The size of the crowd impressed the new head coach, whose retired jersey hangs from the Dome’s rafters.
“This kind of like looks like a Georgetown game where people couldn’t see,” McNamara joked, nostalgically recalling the Big East rivalry that routinely filled the Dome with crowds of 30,000-plus.
“The reality is we have work to do, we really do,” he said.
“Anybody that knows me, knows why I’m here,” he said in closing, to cheers. “I’m here to win. That’s who I am, and it’s who I will always be.
“Let get this thing going.”
The Orange has failed to make the NCAA Tournament five consecutive years, the school’s longest stretch since 1967-72, two under Boeheim and the last three under coach Adrian Autry, who was fired after three seasons. Syracuse has had a losing record two consecutive years.
Many are looking to him as the program’s savior, a pressure not at all daunting to the gritty McNamara.
“There’s no more pressure than what I put on myself,” he said at a news conference following the pep rally. “I think it’s magnified here, but you wouldn’t believe the pressure I felt last year when we lost three in a row at Siena…I understand that we need to get back (at Syracuse) but I already put a lot of pressure on myself.
“I want to be immediately relevant,” he later added.
He said he’s been assured he’ll have the financial resources to succeed, acknowledged it was a “blessing” to be back at the place where he achieved legendary status and where he raised his family of four, but said he never envisioned himself returning as head coach.
“When I left here, I was hoping I never came back here because it would mean Adrian (Autry) had success.
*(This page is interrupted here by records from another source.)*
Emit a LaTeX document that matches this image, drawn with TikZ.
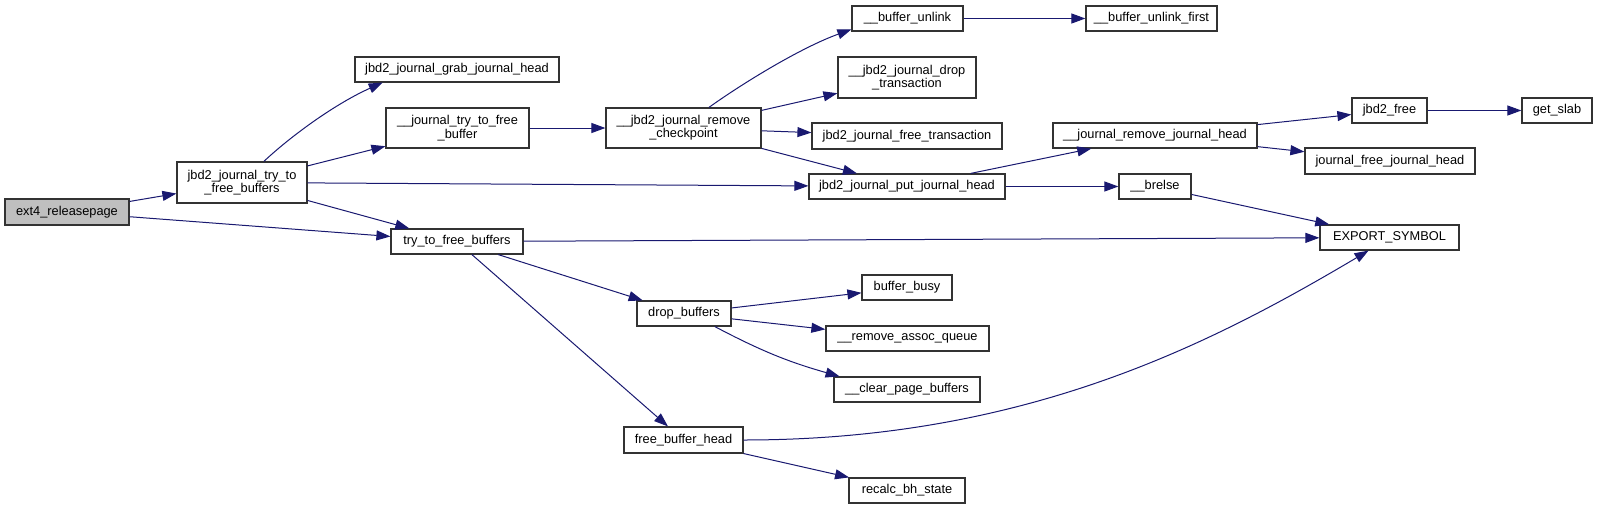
\documentclass[tikz,border=0pt]{standalone}
\usepackage{fontspec}
\setmainfont{Liberation Sans}
\usetikzlibrary{arrows.meta}
\definecolor{edgeblue}{RGB}{25,25,112}
\definecolor{boxgray}{RGB}{191,191,191}

\begin{document}
\begin{tikzpicture}[x=1pt,y=-1pt,box/.style={draw=black!80,fill=white,line width=1.2pt,align=center,inner sep=0pt,minimum height=25pt,font=\fontsize{12.8}{13.3}\selectfont},arr/.style={-{Triangle[length=14pt,width=10pt]},line width=1pt,draw=edgeblue}]
\useasboundingbox (0,0) rectangle (1599,509);

\node[box,fill=boxgray,minimum width=124pt,minimum height=26pt] (a) at(67,212) {ext4\_releasepage};
\node[box,minimum width=130pt,minimum height=41pt] (b) at(242,182.5) {jbd2\_journal\_try\_to\\\_free\_buffers};
\node[box,minimum width=204pt] (c) at(457,69.5) {jbd2\_journal\_grab\_journal\_head};
\node[box,minimum width=143pt,minimum height=40pt] (d) at(457.5,128) {\_\_journal\_try\_to\_free\\\_buffer};
\node[box,minimum width=132pt] (e) at(457,241.5) {try\_to\_free\_buffers};
\node[box,minimum width=155pt,minimum height=40pt] (f) at(683.5,128) {\_\_jbd2\_journal\_remove\\\_checkpoint};
\node[box,minimum width=111pt] (g) at(907.5,18.5) {\_\_buffer\_unlink};
\node[box,minimum width=131pt] (h) at(1151.5,18.5) {\_\_buffer\_unlink\_first};
\node[box,minimum width=138pt,minimum height=41pt] (i) at(907,77.5) {\_\_jbd2\_journal\_drop\\\_transaction};
\node[box,minimum width=190pt,minimum height=26pt] (j) at(907,136) {jbd2\_journal\_free\_transaction};
\node[box,minimum width=196pt] (k) at(907,186.5) {jbd2\_journal\_put\_journal\_head};
\node[box,minimum width=204pt] (l) at(1155,135.5) {\_\_journal\_remove\_journal\_head};
\node[box,minimum width=72pt] (m) at(1155,186.5) {\_\_brelse};
\node[box,minimum width=75pt] (n) at(1389.5,110.5) {jbd2\_free};
\node[box,minimum width=70pt] (o) at(1557,110.5) {get\_slab};
\node[box,minimum width=170pt,minimum height=26pt] (p) at(1390,161) {journal\_free\_journal\_head};
\node[box,minimum width=139pt] (q) at(1389.5,237.5) {EXPORT\_SYMBOL};
\node[box,minimum width=94pt] (r) at(684,313.5) {drop\_buffers};
\node[box,minimum width=90pt] (s) at(907,287.5) {buffer\_busy};
\node[box,minimum width=163pt] (t) at(907.5,338.5) {\_\_remove\_assoc\_queue};
\node[box,minimum width=146pt] (u) at(907,389.5) {\_\_clear\_page\_buffers};
\node[box,minimum width=119pt,minimum height=26pt] (v) at(683.5,440) {free\_buffer\_head};
\node[box,minimum width=116pt] (w) at(907,490.5) {recalc\_bh\_state};

\draw[arr] (a) -- (b);
\draw[arr] (a) -- (e);
\draw[arr] (b.44) .. controls +(30,-28) and +(-45,20) .. (c.190);
\draw[arr] (b) -- (d);
\draw[arr] (b) -- (k);
\draw[arr] (b) -- (e);
\draw[arr] (d) -- (f);
\draw[arr] (f.39) .. controls +(35,-25) and +(-50,18) .. (g.191);
\draw[arr] (f) -- (i);
\draw[arr] (f) -- (j);
\draw[arr] (f) -- (k);
\draw[arr] (g) -- (h);
\draw[arr] (k) -- (l);
\draw[arr] (k) -- (m);
\draw[arr] (l) -- (n);
\draw[arr] (l) -- (p);
\draw[arr] (n) -- (o);
\draw[arr] (m) -- (q);
\draw[arr] (e) -- (q);
\draw[arr] (e) -- (r);
\draw[arr] (e) -- (v);
\draw[arr] (r) -- (s);
\draw[arr] (r) -- (t);
\draw[arr] (r.-23) to[bend right=6] (u.169);
\draw[arr] (v.east) .. controls +(280,0) and +(-160,95) .. (q.212);
\draw[arr] (v) -- (w);
\end{tikzpicture}
\end{document}
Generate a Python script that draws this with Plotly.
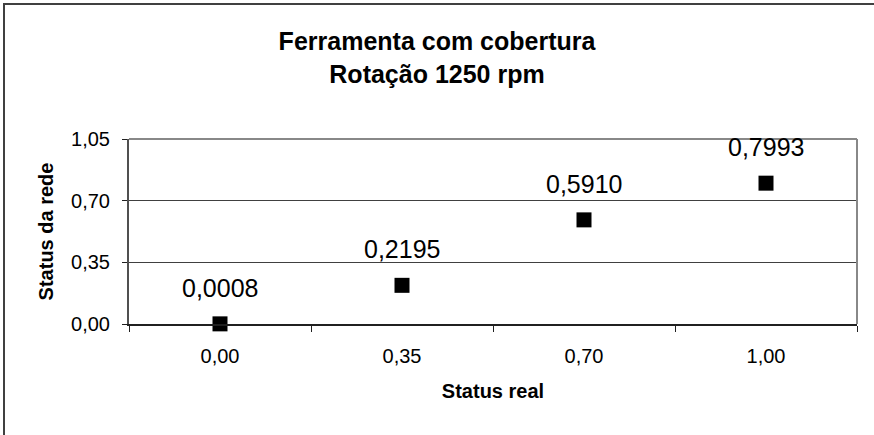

I was hoping that like, all right, man, get this thing going. Be here 30 years.”
McNamara, who served as an assistant coach under Boeheim for 14 years and one under Autry, turned around the Siena University program in his two years there. In his first season, the Saints won 14 games after just four the previous year. This year, the 42-year-old native of Scranton, Pennsylvania, led Siena to 23 wins, the Metro Atlantic Athletic Conference title and the school’s first NCAA Tournament appearance since 2010. His 16th-seeded Saints then nearly knocked off No. 1-seeded Duke in the opening round, a game in which Blue Devils coach Jon Scheyer acknowledged McNamara had “outcoached” him.
In McNamara, the Orange hire a coach who has name recognition and connections to a program’s proud past in which Syracuse was an established basketball power over Boeheim’s 47-year tenure that featured 35 tournament berths and five Final Four appearances.
His No. 3 jersey was retired in 2023. A then-record setting Carrier Dome crowd of 33,633 people, including more than 3,000 fans from Scranton, attended McNamara’s final regular-season game as a player.
Busloads of fans would regularly make the trip from Scranton to Syracuse to see McNamara play for the Orange.
Now they can come to watch their native son coach on the sidelines.